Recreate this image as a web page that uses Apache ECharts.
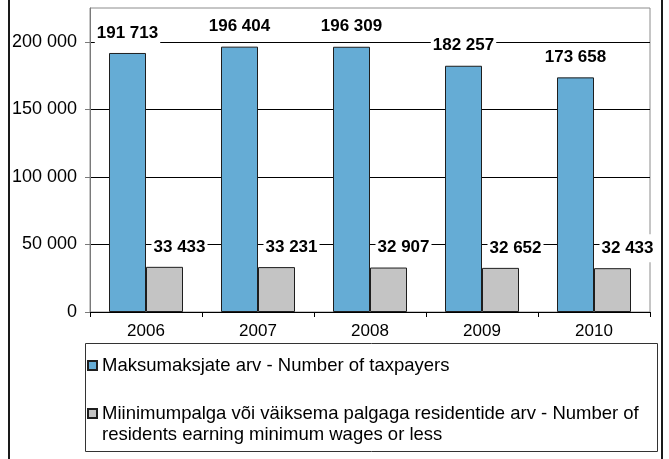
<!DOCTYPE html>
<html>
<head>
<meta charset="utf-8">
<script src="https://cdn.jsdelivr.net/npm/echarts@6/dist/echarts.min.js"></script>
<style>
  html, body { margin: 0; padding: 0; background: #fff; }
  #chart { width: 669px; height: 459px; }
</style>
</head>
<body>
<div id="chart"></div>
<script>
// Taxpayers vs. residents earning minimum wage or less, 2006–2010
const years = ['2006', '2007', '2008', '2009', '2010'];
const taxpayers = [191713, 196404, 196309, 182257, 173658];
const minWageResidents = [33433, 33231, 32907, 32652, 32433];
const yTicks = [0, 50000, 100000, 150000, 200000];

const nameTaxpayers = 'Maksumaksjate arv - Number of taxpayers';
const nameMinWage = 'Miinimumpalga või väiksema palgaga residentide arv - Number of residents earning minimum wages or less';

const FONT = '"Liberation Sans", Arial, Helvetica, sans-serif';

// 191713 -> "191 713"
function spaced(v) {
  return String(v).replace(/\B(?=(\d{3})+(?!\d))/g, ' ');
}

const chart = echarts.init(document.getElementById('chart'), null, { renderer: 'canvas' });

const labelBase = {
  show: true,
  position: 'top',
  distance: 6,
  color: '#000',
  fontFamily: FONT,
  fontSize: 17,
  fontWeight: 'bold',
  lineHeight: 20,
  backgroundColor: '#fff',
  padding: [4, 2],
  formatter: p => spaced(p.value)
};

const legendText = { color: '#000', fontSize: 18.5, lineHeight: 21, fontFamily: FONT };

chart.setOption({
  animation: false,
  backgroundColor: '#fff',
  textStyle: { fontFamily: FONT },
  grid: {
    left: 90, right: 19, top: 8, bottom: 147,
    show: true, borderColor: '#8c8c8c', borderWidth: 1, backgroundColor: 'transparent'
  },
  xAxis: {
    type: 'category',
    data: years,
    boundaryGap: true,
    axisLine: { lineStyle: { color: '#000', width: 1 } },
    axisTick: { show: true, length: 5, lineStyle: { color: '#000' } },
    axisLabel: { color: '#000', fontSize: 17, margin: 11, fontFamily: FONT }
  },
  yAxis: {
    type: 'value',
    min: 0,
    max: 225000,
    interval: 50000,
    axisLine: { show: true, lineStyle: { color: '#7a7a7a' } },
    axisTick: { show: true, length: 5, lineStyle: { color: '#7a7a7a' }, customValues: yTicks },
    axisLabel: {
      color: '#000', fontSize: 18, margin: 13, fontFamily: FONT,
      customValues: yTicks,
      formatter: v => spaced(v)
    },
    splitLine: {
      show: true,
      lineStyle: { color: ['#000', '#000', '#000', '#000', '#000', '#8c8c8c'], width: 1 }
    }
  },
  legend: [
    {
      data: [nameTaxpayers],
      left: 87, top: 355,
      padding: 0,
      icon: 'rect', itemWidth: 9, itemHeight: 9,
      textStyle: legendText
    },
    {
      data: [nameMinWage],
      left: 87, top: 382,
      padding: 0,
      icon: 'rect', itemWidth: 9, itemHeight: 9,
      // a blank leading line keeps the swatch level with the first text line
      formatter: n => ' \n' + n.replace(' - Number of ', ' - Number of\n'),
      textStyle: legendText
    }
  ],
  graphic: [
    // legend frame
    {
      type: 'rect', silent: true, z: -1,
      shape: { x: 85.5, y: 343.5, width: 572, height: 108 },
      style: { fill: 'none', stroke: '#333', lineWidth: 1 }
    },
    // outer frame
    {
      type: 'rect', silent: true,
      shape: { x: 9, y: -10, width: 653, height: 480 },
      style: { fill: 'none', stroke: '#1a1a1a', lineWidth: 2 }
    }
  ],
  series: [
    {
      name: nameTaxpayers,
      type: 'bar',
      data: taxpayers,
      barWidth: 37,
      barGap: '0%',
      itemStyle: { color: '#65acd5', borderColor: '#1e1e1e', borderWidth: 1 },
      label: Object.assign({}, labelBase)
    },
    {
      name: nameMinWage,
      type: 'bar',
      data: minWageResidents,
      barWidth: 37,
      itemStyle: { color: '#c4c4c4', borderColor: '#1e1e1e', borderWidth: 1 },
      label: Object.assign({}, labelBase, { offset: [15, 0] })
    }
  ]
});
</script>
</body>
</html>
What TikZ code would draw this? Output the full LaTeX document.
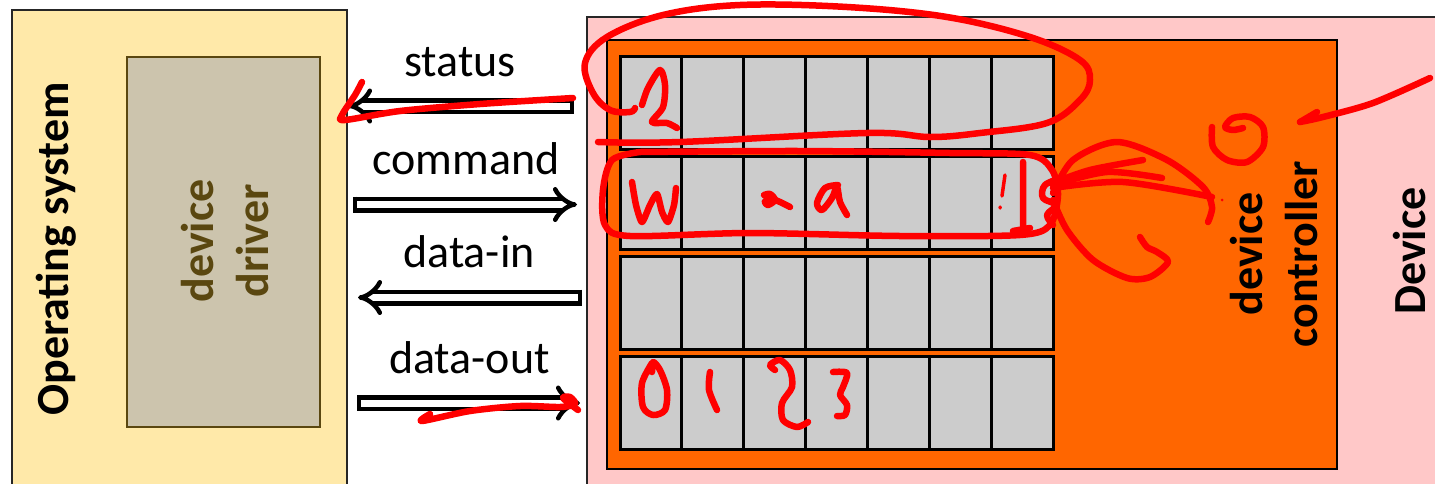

▬▬▬

Stated problem
Repeat each record exactly as shown above, dropping all images.

Response below
Recreate this image as a web page that uses Apache ECharts.
<!DOCTYPE html>
<html>
<head>
<meta charset="utf-8">
<script src="https://cdn.jsdelivr.net/npm/echarts@6/dist/echarts.min.js"></script>
<style>
  html, body { margin: 0; padding: 0; background: #fff; }
  #chart { width: 669px; height: 459px; }
</style>
</head>
<body>
<div id="chart"></div>
<script>
// Taxpayers vs. residents earning minimum wage or less, 2006–2010
const years = ['2006', '2007', '2008', '2009', '2010'];
const taxpayers = [191713, 196404, 196309, 182257, 173658];
const minWageResidents = [33433, 33231, 32907, 32652, 32433];
const yTicks = [0, 50000, 100000, 150000, 200000];

const nameTaxpayers = 'Maksumaksjate arv - Number of taxpayers';
const nameMinWage = 'Miinimumpalga või väiksema palgaga residentide arv - Number of residents earning minimum wages or less';

const FONT = '"Liberation Sans", Arial, Helvetica, sans-serif';

// 191713 -> "191 713"
function spaced(v) {
  return String(v).replace(/\B(?=(\d{3})+(?!\d))/g, ' ');
}

const chart = echarts.init(document.getElementById('chart'), null, { renderer: 'canvas' });

const labelBase = {
  show: true,
  position: 'top',
  distance: 6,
  color: '#000',
  fontFamily: FONT,
  fontSize: 17,
  fontWeight: 'bold',
  lineHeight: 20,
  backgroundColor: '#fff',
  padding: [4, 2],
  formatter: p => spaced(p.value)
};

const legendText = { color: '#000', fontSize: 18.5, lineHeight: 21, fontFamily: FONT };

chart.setOption({
  animation: false,
  backgroundColor: '#fff',
  textStyle: { fontFamily: FONT },
  grid: {
    left: 90, right: 19, top: 8, bottom: 147,
    show: true, borderColor: '#8c8c8c', borderWidth: 1, backgroundColor: 'transparent'
  },
  xAxis: {
    type: 'category',
    data: years,
    boundaryGap: true,
    axisLine: { lineStyle: { color: '#000', width: 1 } },
    axisTick: { show: true, length: 5, lineStyle: { color: '#000' } },
    axisLabel: { color: '#000', fontSize: 17, margin: 11, fontFamily: FONT }
  },
  yAxis: {
    type: 'value',
    min: 0,
    max: 225000,
    interval: 50000,
    axisLine: { show: true, lineStyle: { color: '#7a7a7a' } },
    axisTick: { show: true, length: 5, lineStyle: { color: '#7a7a7a' }, customValues: yTicks },
    axisLabel: {
      color: '#000', fontSize: 18, margin: 13, fontFamily: FONT,
      customValues: yTicks,
      formatter: v => spaced(v)
    },
    splitLine: {
      show: true,
      lineStyle: { color: ['#000', '#000', '#000', '#000', '#000', '#8c8c8c'], width: 1 }
    }
  },
  legend: [
    {
      data: [nameTaxpayers],
      left: 87, top: 355,
      padding: 0,
      icon: 'rect', itemWidth: 9, itemHeight: 9,
      textStyle: legendText
    },
    {
      data: [nameMinWage],
      left: 87, top: 382,
      padding: 0,
      icon: 'rect', itemWidth: 9, itemHeight: 9,
      // a blank leading line keeps the swatch level with the first text line
      formatter: n => ' \n' + n.replace(' - Number of ', ' - Number of\n'),
      textStyle: legendText
    }
  ],
  graphic: [
    // legend frame
    {
      type: 'rect', silent: true, z: -1,
      shape: { x: 85.5, y: 343.5, width: 572, height: 108 },
      style: { fill: 'none', stroke: '#333', lineWidth: 1 }
    },
    // outer frame
    {
      type: 'rect', silent: true,
      shape: { x: 9, y: -10, width: 653, height: 480 },
      style: { fill: 'none', stroke: '#1a1a1a', lineWidth: 2 }
    }
  ],
  series: [
    {
      name: nameTaxpayers,
      type: 'bar',
      data: taxpayers,
      barWidth: 37,
      barGap: '0%',
      itemStyle: { color: '#65acd5', borderColor: '#1e1e1e', borderWidth: 1 },
      label: Object.assign({}, labelBase)
    },
    {
      name: nameMinWage,
      type: 'bar',
      data: minWageResidents,
      barWidth: 37,
      itemStyle: { color: '#c4c4c4', borderColor: '#1e1e1e', borderWidth: 1 },
      label: Object.assign({}, labelBase, { offset: [15, 0] })
    }
  ]
});
</script>
</body>
</html>
What TikZ code would draw this? Output the full LaTeX document.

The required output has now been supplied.